In Colorado and Washington, lawmakers have enacted impairment standards for marijuana, similar to those that exist for alcohol. In both states, a driver is presumed to be too impaired to drive if his or her THC-blood level is higher than five nanograms of active THC per millimeter of blood.

However, last week's report highlights how difficult it is to use traditional methods to determine how substances other than alcohol impair drivers. Unlike blood-alcohol level, which is directly correlated with one's inability to drive, THC-blood levels don't necessarily indicate a clear level of impairment.

"Most psychoactive drugs are chemically complex molecules, whose absorption, action, and elimination from the body are difficult to predict, and considerable differences exist between individuals with regard to the rates with which these processes occur," NHTSA writes. "Alcohol, in comparison, is more predictable."

The trouble arises in the way the body processes marijuana -- a person who has consumed the substance can potentially test positive for THC days after using.
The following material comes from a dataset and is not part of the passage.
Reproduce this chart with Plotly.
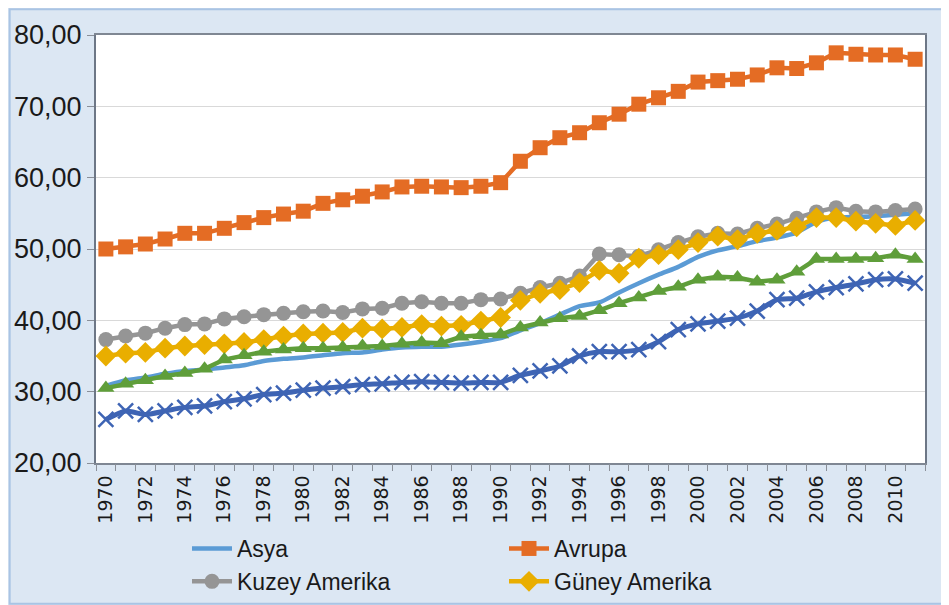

In a 2009 study published in the journal Addiction, six of 25 participants who had consumed marijuana still tested positive for active levels of THC seven days later -- long after they had stopped feeling the effects of the cannabis.

"Nobody should drive while impaired by any substance, and that’s why there are laws on the books to address it," Mason Tvert, communications director for Marijuana Policy Project, a drug policy reform group, told The Huffington Post in response to the study's findings. "While the research is pretty clear that marijuana use is not remotely as problematic as alcohol, it can cause impairment for some people when used at certain levels. It’s worth noting that there is also research that has shown people who have used marijuana are more likely to recognize if they are impaired than those who have used alcohol."

It's not the first time that THC content in a person's blood stream has been shown to be a rather unreliable indicator of impairment.

In 2011, a marijuana reporter in Denver memorably demonstrated THC's unpredictable effect on the body. After a night of sleep and 15 hours without smoking pot, the reporter's THC-blood level was nearly three times higher than the proposed legal limit.

Then in 2013, a Washington state television station assembled a group of volunteers, had them smoke pot and set them loose on a driving test course to try to answer the question: How high is too high to drive?

Unfortunately, the less-than-scientific results, while entertaining, didn't yield much clarity. One regular smoker of marijuana tested above the legal limit, yet drove without much of a problem. Two casual smokers also navigated the course without incident. However, after smoking more marijuana, some of the participants quickly grew less adept behind the wheel.

Although the federal government's marijuana ban has stifled some research on the drug, the most comprehensive federal study on how marijuana and alcohol impact drivers is currently ongoing and is expected to add some more clarity to the issue.